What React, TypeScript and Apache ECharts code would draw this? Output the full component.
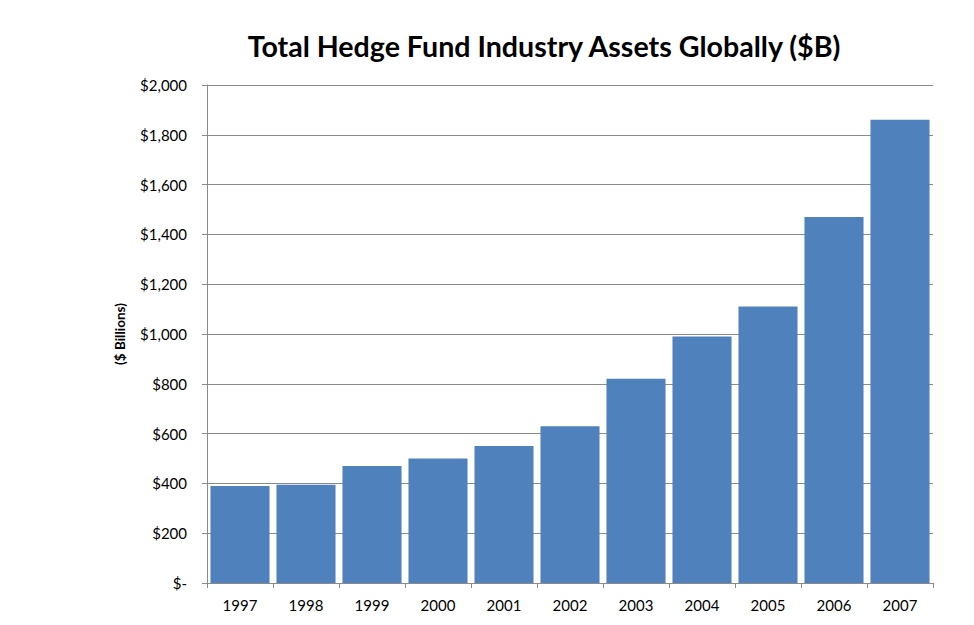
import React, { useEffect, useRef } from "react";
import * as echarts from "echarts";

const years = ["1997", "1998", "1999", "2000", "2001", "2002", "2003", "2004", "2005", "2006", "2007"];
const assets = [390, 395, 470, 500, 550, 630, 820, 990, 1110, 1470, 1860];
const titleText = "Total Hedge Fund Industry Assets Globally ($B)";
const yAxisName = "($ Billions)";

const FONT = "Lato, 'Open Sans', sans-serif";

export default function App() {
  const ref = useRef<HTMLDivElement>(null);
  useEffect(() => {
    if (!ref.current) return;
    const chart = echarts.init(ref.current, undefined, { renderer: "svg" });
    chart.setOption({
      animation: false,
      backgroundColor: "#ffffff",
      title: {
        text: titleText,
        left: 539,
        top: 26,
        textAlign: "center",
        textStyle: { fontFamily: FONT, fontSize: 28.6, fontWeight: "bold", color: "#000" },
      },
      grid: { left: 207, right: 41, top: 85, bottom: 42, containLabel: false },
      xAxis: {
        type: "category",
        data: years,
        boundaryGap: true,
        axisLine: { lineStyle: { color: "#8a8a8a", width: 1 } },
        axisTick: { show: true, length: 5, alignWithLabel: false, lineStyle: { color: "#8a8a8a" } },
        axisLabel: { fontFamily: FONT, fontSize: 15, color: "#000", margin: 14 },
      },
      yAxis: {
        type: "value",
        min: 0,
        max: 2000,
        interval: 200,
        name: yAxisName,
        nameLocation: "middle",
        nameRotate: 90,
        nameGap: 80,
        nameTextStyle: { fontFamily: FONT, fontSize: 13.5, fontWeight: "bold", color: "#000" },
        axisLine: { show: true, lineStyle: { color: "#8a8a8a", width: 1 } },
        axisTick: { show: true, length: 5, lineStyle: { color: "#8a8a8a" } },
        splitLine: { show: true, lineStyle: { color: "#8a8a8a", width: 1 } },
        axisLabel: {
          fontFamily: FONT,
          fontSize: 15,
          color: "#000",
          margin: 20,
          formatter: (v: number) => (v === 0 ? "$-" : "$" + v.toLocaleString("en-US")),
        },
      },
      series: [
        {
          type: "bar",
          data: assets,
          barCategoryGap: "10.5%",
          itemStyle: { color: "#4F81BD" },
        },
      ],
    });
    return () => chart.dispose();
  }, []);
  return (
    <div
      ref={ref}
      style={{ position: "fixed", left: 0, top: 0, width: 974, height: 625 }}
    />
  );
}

## AIM
Your answer should be only a number: how many lines of the data above contain the string "React"?

## SOLVED PROBLEM
2